Onboard Obsession is a new series that explores the can’t-miss highlights of the best-loved cruises—from the shore excursions to book to the spa treatments too relaxing to pass up.
The staccato rhythm of Italian laps at our ears like the waves of the Mediterranean. Amid the crates of silvery anchovies and glistening calamari, we’re the only tourists for blocks. Unlike the elderly Sicilian men shuffling into the Trapani fish market for a single filet of the daily catch, our small group is looking to purchase enough seafood to feed an entire cruise ship.
Thankfully, we’re with professionals: two of Windstar Cruises’ executive chefs, to be exact. The outing is part of the cruise line’s “Shop with the Chef” excursions that take a dozen or so passengers into port markets to provision the ship’s dining venues with gastronomic finds like local produce, seafood, wine, cheeses, and charcuterie.
After a hiatus during the pandemic, the popular excursion is returning to Windstar’s fleet of six small ships. The cruise line aims to offer at least one Shop with the Chef experience per voyage on all itineraries where these markets are available, with an emphasis on European sailings.
Inside the market, our group begins weaving through the handful of fishmongers’ stalls. Prawns, whole flounder, mackerels, and sardines are all on offer. But our guides are discerning and sidestep the first few crates in search of fresher catch.
Windstar Executive Chef Nilesh Kanuinde, who oversees the onboard cuisine during our sailing of the newly renovated Star Pride, picks up a whole dorado fish and examines its gills. “The most important thing when buying fish is to look for the gills,” he explains. “If they’re nice and red it means the fish was caught early that morning.” Kanuinde estimates that the fish he’s holding had been swimming in the nearby sparkling waters of the Mediterranean just a couple of hours ago.
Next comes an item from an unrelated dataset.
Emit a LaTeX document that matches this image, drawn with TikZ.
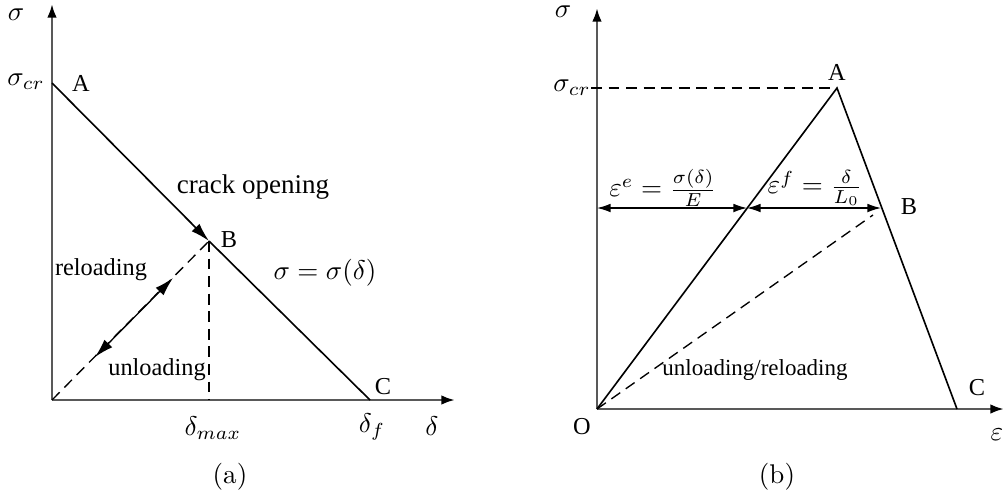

The red gills, the fish’s curved, U-shaped body, and shiny scales means it was likely caught that same morning.
Executive Chef Nilesh Kanuinde in the fish market
Once the Windstar chefs finish assessing the fish market’s wares, they opt to carve whopping filets off of a massive, 200-pound swordfish, its watermelon-sized head held in place by a spike reaching toward the market’s ceiling. The team also tells the fishmongers to bag up dozens of the whole dorado and filets of ruby red tuna.
For a cruise ship passenger, shopping at a local market can be one of the most culturally immersive experiences at a port. It’s a shortcut to becoming familiar with the region and its people in ways that walking tours or history lessons cannot—learning first-hand about the cuisine that’s native to the region, how residents typically prepare it, and even haggling over prices can leave an impression of a destination more indelible than any souvenir.
Later that night, back on the ship after a long day spent in the sun exploring the medieval city of Erice perched in the hills overlooking Trapani, our group sits down at Candles, a restaurant on board Star Pride. It’s the ship’s outdoor steakhouse, but tonight we’ll be opting for the catch of the day over filet mignon or porterhouses.